● **YOUR OBJECTIVE**:
Write out the records below from the first line through the line containing "0.0795, 0.0665, 0.0565, 0.049, 0.0429, 0.037, 0.0318, 0.030]", leaving out any pictures.

● **RECORDED INFORMATION**:
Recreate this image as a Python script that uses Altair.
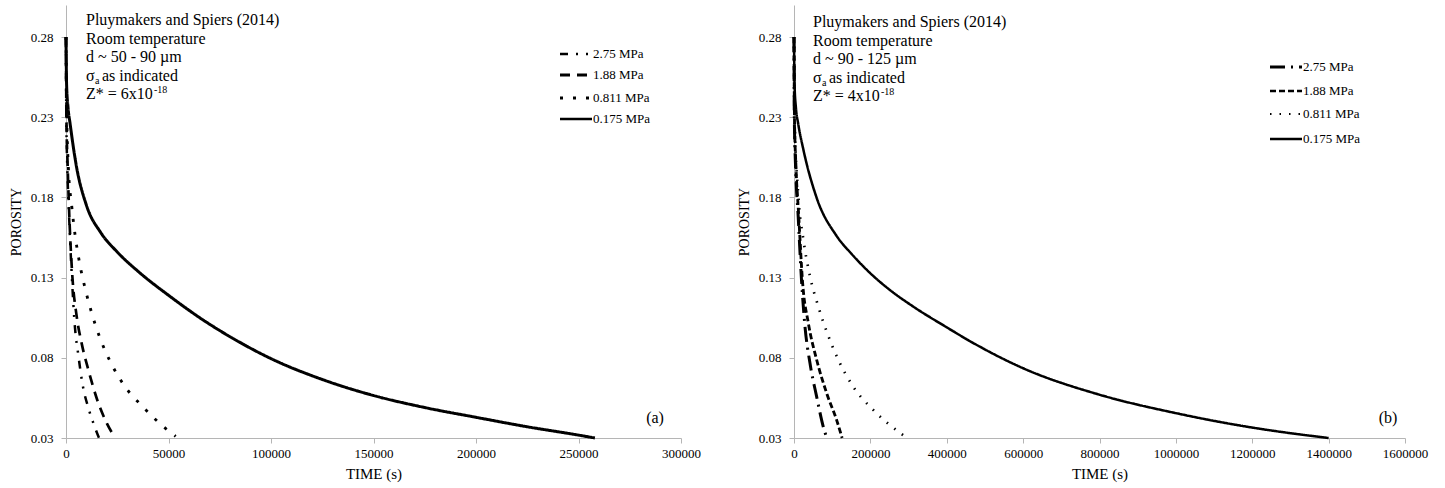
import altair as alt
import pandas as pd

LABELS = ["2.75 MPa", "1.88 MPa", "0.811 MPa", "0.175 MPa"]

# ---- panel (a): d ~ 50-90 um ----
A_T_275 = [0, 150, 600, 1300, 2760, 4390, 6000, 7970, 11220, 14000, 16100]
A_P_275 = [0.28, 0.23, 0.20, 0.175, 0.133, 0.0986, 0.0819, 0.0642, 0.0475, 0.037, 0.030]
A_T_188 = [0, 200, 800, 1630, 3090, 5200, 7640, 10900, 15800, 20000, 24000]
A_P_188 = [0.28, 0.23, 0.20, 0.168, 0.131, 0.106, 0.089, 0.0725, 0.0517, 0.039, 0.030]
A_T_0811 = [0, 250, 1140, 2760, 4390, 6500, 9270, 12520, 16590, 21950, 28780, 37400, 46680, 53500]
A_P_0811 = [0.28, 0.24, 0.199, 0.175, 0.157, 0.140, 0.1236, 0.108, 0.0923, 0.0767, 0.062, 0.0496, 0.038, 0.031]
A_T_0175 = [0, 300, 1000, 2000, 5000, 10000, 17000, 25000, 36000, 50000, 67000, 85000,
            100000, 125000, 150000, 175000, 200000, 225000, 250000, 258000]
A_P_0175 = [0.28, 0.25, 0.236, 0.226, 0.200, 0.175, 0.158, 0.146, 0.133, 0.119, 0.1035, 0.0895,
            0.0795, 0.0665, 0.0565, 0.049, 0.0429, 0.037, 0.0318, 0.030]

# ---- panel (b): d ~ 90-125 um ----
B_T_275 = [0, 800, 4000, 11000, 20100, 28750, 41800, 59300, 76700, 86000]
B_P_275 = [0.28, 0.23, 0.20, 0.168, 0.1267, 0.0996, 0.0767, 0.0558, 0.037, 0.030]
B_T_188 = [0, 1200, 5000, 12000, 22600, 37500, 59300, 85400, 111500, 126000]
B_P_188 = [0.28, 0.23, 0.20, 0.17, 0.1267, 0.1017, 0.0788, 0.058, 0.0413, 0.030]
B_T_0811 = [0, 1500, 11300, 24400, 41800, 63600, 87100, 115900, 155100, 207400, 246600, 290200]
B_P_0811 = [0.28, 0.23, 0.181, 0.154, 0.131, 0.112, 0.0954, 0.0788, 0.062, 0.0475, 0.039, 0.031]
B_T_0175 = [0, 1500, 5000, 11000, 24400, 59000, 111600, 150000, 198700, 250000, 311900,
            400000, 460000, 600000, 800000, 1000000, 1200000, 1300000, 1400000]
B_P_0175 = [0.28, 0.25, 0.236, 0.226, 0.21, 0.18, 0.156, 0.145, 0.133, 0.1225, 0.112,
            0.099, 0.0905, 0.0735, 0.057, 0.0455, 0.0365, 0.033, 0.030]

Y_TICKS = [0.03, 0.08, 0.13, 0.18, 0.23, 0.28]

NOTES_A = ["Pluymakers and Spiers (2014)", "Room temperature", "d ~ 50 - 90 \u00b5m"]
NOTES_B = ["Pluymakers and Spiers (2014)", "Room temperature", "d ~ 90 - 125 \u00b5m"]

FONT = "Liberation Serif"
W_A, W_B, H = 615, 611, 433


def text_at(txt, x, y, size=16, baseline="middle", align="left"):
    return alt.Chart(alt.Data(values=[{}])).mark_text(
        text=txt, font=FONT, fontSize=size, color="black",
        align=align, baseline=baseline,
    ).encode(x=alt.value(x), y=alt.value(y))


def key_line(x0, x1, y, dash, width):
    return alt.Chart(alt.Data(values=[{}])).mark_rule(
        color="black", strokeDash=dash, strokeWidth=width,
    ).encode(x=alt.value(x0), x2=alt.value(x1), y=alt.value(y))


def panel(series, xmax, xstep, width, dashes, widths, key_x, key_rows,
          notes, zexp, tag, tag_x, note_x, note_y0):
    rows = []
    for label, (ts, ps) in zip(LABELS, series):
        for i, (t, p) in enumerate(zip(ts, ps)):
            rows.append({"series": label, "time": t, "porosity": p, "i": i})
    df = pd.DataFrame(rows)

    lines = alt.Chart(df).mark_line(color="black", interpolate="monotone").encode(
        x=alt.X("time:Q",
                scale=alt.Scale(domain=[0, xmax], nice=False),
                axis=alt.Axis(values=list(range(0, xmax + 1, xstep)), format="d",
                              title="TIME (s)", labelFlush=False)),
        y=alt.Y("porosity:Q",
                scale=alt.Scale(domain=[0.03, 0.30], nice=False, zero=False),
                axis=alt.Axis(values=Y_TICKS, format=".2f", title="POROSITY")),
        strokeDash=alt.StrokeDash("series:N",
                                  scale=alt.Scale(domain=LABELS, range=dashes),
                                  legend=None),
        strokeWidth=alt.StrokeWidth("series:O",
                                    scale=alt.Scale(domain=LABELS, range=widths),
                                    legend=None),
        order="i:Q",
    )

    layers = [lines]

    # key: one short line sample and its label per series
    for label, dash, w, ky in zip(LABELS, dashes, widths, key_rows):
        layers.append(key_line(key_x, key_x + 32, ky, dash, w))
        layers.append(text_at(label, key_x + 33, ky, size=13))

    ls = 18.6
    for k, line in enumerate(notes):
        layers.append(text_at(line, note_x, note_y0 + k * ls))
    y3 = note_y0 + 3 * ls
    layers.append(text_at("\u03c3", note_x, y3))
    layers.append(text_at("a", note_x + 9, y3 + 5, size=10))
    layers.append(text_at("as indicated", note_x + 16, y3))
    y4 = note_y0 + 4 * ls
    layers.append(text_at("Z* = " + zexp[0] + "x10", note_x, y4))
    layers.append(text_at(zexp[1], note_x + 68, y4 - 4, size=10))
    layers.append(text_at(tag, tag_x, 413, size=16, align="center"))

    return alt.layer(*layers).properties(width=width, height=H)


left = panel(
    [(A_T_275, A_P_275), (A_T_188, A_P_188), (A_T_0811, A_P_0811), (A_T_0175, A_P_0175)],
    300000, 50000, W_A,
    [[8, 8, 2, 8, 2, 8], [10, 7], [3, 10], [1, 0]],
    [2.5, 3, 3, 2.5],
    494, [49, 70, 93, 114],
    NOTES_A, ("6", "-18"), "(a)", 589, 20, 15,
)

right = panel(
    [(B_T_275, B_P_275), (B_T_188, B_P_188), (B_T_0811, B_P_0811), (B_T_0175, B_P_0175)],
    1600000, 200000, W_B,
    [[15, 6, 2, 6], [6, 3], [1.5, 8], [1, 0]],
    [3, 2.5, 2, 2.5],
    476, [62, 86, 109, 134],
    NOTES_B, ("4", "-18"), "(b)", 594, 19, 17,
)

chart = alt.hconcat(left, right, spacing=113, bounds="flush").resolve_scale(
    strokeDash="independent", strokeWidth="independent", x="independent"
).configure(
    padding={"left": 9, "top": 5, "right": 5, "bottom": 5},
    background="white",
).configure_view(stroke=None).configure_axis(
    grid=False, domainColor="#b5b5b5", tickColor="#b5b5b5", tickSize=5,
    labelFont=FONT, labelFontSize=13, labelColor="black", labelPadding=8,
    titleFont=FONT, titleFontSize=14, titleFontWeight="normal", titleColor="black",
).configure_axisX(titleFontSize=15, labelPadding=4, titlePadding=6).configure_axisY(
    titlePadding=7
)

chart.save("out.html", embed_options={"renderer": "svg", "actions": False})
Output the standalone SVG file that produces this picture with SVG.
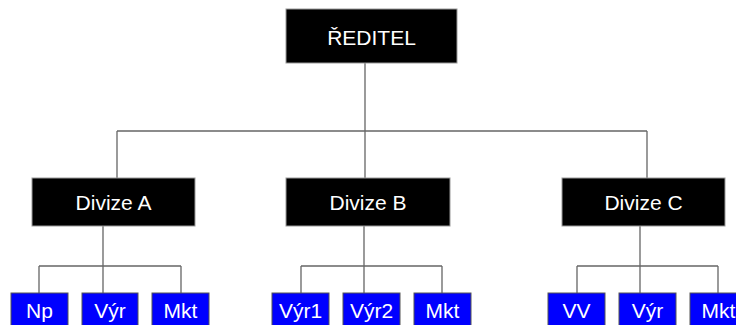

● **THE RESULT**:
Recreate this image as a Python script that uses Altair.
import altair as alt
import pandas as pd

LABELS = ["2.75 MPa", "1.88 MPa", "0.811 MPa", "0.175 MPa"]

# ---- panel (a): d ~ 50-90 um ----
A_T_275 = [0, 150, 600, 1300, 2760, 4390, 6000, 7970, 11220, 14000, 16100]
A_P_275 = [0.28, 0.23, 0.20, 0.175, 0.133, 0.0986, 0.0819, 0.0642, 0.0475, 0.037, 0.030]
A_T_188 = [0, 200, 800, 1630, 3090, 5200, 7640, 10900, 15800, 20000, 24000]
A_P_188 = [0.28, 0.23, 0.20, 0.168, 0.131, 0.106, 0.089, 0.0725, 0.0517, 0.039, 0.030]
A_T_0811 = [0, 250, 1140, 2760, 4390, 6500, 9270, 12520, 16590, 21950, 28780, 37400, 46680, 53500]
A_P_0811 = [0.28, 0.24, 0.199, 0.175, 0.157, 0.140, 0.1236, 0.108, 0.0923, 0.0767, 0.062, 0.0496, 0.038, 0.031]
A_T_0175 = [0, 300, 1000, 2000, 5000, 10000, 17000, 25000, 36000, 50000, 67000, 85000,
            100000, 125000, 150000, 175000, 200000, 225000, 250000, 258000]
A_P_0175 = [0.28, 0.25, 0.236, 0.226, 0.200, 0.175, 0.158, 0.146, 0.133, 0.119, 0.1035, 0.0895,
            0.0795, 0.0665, 0.0565, 0.049, 0.0429, 0.037, 0.0318, 0.030]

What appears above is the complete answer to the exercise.